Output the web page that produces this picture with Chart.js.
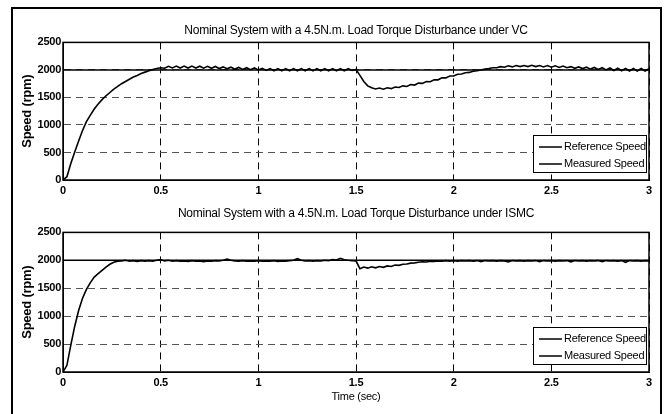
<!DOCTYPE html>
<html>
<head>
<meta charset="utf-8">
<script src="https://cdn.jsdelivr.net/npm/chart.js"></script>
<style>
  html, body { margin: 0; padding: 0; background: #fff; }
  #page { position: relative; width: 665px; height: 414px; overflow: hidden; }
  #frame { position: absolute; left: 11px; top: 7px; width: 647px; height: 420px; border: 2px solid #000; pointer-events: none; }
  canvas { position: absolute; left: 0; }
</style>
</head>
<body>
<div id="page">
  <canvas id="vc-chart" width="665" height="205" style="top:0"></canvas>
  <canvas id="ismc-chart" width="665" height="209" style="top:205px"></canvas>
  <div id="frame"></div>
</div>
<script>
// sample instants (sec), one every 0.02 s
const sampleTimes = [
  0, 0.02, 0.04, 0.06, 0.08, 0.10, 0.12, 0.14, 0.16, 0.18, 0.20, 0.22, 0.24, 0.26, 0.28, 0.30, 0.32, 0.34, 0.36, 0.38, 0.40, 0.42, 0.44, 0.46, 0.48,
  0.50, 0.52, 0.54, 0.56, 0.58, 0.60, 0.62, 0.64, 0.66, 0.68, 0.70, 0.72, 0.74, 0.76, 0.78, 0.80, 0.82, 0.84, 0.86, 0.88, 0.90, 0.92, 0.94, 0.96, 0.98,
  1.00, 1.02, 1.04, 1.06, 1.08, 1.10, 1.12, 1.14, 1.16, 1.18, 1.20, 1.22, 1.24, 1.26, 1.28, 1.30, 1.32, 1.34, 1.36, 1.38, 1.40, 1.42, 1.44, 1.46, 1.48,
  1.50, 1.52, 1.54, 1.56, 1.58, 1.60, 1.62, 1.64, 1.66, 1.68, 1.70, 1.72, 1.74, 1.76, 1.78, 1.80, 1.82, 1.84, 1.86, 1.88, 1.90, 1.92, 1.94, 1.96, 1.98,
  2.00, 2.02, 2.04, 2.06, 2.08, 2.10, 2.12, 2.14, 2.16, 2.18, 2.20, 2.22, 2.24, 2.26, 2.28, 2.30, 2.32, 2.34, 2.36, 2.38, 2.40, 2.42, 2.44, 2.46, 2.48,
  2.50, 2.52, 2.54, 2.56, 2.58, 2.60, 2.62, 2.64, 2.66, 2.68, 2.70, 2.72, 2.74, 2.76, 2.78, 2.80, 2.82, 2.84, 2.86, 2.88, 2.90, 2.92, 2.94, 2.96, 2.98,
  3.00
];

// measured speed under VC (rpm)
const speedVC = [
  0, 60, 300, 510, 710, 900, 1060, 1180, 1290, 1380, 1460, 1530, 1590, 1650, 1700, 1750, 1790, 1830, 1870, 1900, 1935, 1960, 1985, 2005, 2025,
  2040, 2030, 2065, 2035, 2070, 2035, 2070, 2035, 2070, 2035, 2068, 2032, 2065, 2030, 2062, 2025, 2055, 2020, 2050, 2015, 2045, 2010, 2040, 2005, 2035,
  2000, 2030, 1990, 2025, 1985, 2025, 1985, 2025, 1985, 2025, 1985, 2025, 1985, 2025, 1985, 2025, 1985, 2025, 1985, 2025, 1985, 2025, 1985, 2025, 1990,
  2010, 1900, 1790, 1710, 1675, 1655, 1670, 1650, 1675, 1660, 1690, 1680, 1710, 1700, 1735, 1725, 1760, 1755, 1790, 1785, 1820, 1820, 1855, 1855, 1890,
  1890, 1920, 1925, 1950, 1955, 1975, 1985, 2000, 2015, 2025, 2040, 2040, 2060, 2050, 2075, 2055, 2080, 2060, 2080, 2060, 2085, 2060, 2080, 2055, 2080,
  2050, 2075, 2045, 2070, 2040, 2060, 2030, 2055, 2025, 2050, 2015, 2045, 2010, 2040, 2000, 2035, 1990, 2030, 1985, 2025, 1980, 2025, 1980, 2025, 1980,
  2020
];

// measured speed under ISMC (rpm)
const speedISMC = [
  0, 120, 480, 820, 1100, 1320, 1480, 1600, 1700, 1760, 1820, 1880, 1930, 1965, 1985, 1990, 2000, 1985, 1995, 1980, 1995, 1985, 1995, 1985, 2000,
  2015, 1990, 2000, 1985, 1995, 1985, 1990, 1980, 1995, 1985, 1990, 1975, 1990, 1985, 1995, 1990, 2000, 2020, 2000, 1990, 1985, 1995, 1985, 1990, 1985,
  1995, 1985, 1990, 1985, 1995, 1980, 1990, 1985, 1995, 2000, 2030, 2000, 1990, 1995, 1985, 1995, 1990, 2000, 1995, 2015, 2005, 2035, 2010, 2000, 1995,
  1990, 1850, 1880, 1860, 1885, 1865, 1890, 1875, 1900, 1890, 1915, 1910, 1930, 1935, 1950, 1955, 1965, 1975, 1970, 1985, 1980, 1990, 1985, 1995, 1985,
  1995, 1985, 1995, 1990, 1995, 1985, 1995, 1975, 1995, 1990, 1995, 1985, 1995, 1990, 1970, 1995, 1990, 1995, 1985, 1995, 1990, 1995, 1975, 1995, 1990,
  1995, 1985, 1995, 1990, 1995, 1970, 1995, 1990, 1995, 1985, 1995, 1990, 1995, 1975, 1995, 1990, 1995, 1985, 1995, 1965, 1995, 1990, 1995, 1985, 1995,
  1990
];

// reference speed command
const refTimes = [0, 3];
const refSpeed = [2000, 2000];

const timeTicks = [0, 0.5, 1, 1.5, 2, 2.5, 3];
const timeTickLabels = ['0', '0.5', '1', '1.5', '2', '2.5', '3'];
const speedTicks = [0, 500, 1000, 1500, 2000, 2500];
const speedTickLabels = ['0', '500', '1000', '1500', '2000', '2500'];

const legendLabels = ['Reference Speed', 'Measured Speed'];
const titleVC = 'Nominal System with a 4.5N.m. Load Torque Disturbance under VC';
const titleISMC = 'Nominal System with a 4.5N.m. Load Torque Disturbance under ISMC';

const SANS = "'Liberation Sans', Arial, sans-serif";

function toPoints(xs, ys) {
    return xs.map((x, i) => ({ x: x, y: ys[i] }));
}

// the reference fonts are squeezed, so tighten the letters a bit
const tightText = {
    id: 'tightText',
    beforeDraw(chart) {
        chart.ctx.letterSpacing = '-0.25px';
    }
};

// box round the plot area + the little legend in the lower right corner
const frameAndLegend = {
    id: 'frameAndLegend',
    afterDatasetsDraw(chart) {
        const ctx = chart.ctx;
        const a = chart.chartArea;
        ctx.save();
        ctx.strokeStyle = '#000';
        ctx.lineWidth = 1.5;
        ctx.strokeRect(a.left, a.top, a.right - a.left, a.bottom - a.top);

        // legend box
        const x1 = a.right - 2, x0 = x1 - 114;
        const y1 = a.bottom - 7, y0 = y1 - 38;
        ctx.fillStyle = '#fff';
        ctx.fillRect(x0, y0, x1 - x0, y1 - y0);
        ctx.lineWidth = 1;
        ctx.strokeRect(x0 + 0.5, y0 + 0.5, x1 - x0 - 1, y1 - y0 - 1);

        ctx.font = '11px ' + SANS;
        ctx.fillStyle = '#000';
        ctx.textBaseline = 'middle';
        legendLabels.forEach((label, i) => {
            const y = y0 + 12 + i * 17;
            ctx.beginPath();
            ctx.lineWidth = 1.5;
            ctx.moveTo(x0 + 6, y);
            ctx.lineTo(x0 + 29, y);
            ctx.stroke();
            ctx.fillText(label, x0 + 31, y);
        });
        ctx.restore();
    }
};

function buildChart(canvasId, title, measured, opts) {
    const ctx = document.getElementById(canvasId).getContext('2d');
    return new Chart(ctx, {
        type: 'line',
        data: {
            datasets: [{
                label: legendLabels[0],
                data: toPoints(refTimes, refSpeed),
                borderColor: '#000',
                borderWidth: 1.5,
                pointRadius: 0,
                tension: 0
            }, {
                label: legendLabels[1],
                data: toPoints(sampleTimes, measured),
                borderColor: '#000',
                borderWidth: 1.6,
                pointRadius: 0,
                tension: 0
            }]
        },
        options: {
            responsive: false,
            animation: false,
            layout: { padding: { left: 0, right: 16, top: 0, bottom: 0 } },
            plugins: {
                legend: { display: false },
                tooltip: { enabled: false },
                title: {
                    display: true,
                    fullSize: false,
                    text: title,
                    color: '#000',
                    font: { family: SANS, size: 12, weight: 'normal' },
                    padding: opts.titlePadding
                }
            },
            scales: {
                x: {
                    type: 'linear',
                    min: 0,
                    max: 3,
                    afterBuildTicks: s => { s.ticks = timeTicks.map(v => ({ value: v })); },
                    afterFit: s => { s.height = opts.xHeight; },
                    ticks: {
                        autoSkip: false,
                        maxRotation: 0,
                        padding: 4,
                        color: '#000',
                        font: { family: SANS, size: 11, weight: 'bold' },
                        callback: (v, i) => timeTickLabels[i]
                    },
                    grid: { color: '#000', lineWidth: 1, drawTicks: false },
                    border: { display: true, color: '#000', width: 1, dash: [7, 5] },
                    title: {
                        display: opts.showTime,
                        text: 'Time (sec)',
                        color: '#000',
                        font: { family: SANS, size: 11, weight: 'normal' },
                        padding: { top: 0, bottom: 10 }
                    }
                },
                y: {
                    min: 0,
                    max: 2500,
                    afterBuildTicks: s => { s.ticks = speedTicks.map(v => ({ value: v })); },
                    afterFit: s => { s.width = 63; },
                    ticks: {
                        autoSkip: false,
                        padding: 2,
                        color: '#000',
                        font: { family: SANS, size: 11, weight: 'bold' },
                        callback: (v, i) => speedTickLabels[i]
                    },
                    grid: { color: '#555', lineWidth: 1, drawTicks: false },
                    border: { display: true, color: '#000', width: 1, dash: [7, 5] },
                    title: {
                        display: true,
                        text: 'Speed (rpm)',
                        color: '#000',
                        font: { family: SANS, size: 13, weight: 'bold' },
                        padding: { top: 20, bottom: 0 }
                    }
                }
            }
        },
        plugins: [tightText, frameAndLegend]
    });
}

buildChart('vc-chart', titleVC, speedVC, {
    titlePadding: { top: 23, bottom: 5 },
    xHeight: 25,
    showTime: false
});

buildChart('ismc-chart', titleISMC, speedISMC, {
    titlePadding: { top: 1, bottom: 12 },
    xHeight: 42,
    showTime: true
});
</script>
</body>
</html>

****************************************

Copy out every line of the material above that mentions the word "page".

Output the web page that produces this picture with Chart.js.
  #page { position: relative; width: 665px; height: 414px; overflow: hidden; }
<div id="page">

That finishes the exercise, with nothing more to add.